#### Aim:
Word for word, transcribe the lines below and drop the pictures.

#### Provided material:
/---
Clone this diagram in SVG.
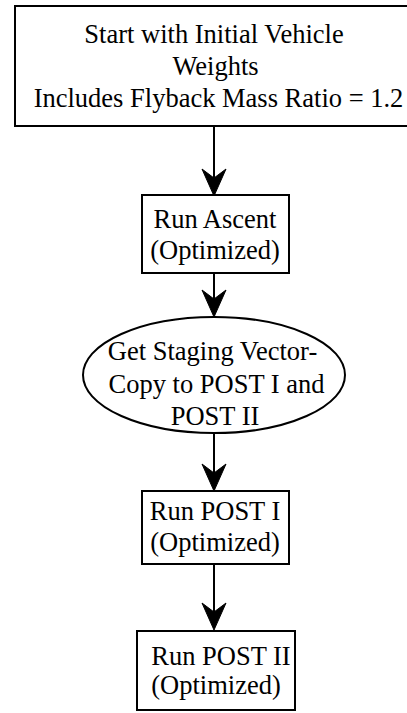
<svg xmlns="http://www.w3.org/2000/svg" width="407" height="713" viewBox="0 0 407 713">
  <style>
    .shape { fill: #ffffff; stroke: #000000; stroke-width: 2; }
    .label { font-family: "Liberation Serif", "Times New Roman", serif; font-size: 26.5px; fill: #000000; text-anchor: middle; }
    .flow { stroke: #000000; stroke-width: 2; fill: none; }
    .head { fill: #000000; stroke: #000000; stroke-width: 1; stroke-linejoin: miter; }
  </style>
  <defs>
    <!-- barbed arrowhead, tip at origin pointing down -->
    <path id="arrowhead" class="head" d="M0,0 L-12,-27 L0,-18 L12,-27 Z"/>
  </defs>

  <rect width="407" height="713" fill="#ffffff"/>

  <g id="connectors">
    <line class="flow" x1="214" y1="126" x2="214" y2="186"/>
    <use href="#arrowhead" x="214" y="196"/>
    <line class="flow" x1="214" y1="273" x2="214" y2="307"/>
    <use href="#arrowhead" x="214" y="317"/>
    <line class="flow" x1="214" y1="433" x2="214" y2="481"/>
    <use href="#arrowhead" x="214" y="491"/>
    <line class="flow" x1="214" y1="564" x2="214" y2="620"/>
    <use href="#arrowhead" x="214" y="630"/>
  </g>

  <g id="start-weights">
    <rect class="shape" x="15" y="6" width="400" height="120"/>
    <text class="label" x="214" y="43">Start with Initial Vehicle</text>
    <text class="label" x="215.5" y="75">Weights</text>
    <text class="label" x="218.5" y="107">Includes Flyback Mass Ratio = 1.2</text>
  </g>

  <g id="run-ascent">
    <rect class="shape" x="142" y="195" width="147" height="78"/>
    <text class="label" x="215" y="228">Run Ascent</text>
    <text class="label" x="215" y="259">(Optimized)</text>
  </g>

  <g id="staging-vector">
    <ellipse class="shape" cx="214" cy="375" rx="131" ry="58"/>
    <text class="label" x="212.5" y="360">Get Staging Vector-</text>
    <text class="label" x="216.5" y="393">Copy to POST I and</text>
    <text class="label" x="215" y="425">POST II</text>
  </g>

  <g id="run-post-1">
    <rect class="shape" x="142" y="491" width="147" height="73"/>
    <text class="label" x="215" y="520">Run POST I</text>
    <text class="label" x="215" y="551">(Optimized)</text>
  </g>

  <g id="run-post-2">
    <rect class="shape" x="137" y="631" width="158" height="79"/>
    <text class="label" x="221" y="665">Run POST II</text>
    <text class="label" x="216" y="694">(Optimized)</text>
  </g>
</svg>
\---
#### Worked solution:
Clone this diagram in SVG.
<svg xmlns="http://www.w3.org/2000/svg" width="407" height="713" viewBox="0 0 407 713">
  <style>
    .shape { fill: #ffffff; stroke: #000000; stroke-width: 2; }
    .label { font-family: "Liberation Serif", "Times New Roman", serif; font-size: 26.5px; fill: #000000; text-anchor: middle; }
    .flow { stroke: #000000; stroke-width: 2; fill: none; }
    .head { fill: #000000; stroke: #000000; stroke-width: 1; stroke-linejoin: miter; }
  </style>
  <defs>
    <!-- barbed arrowhead, tip at origin pointing down -->
    <path id="arrowhead" class="head" d="M0,0 L-12,-27 L0,-18 L12,-27 Z"/>
  </defs>

  <rect width="407" height="713" fill="#ffffff"/>

  <g id="connectors">
    <line class="flow" x1="214" y1="126" x2="214" y2="186"/>
    <use href="#arrowhead" x="214" y="196"/>
    <line class="flow" x1="214" y1="273" x2="214" y2="307"/>
    <use href="#arrowhead" x="214" y="317"/>
    <line class="flow" x1="214" y1="433" x2="214" y2="481"/>
    <use href="#arrowhead" x="214" y="491"/>
    <line class="flow" x1="214" y1="564" x2="214" y2="620"/>
    <use href="#arrowhead" x="214" y="630"/>
  </g>

  <g id="start-weights">
    <rect class="shape" x="15" y="6" width="400" height="120"/>
    <text class="label" x="214" y="43">Start with Initial Vehicle</text>
    <text class="label" x="215.5" y="75">Weights</text>
    <text class="label" x="218.5" y="107">Includes Flyback Mass Ratio = 1.2</text>
  </g>

  <g id="run-ascent">
    <rect class="shape" x="142" y="195" width="147" height="78"/>
    <text class="label" x="215" y="228">Run Ascent</text>
    <text class="label" x="215" y="259">(Optimized)</text>
  </g>

  <g id="staging-vector">
    <ellipse class="shape" cx="214" cy="375" rx="131" ry="58"/>
    <text class="label" x="212.5" y="360">Get Staging Vector-</text>
    <text class="label" x="216.5" y="393">Copy to POST I and</text>
    <text class="label" x="215" y="425">POST II</text>
  </g>

  <g id="run-post-1">
    <rect class="shape" x="142" y="491" width="147" height="73"/>
    <text class="label" x="215" y="520">Run POST I</text>
    <text class="label" x="215" y="551">(Optimized)</text>
  </g>

  <g id="run-post-2">
    <rect class="shape" x="137" y="631" width="158" height="79"/>
    <text class="label" x="221" y="665">Run POST II</text>
    <text class="label" x="216" y="694">(Optimized)</text>
  </g>
</svg>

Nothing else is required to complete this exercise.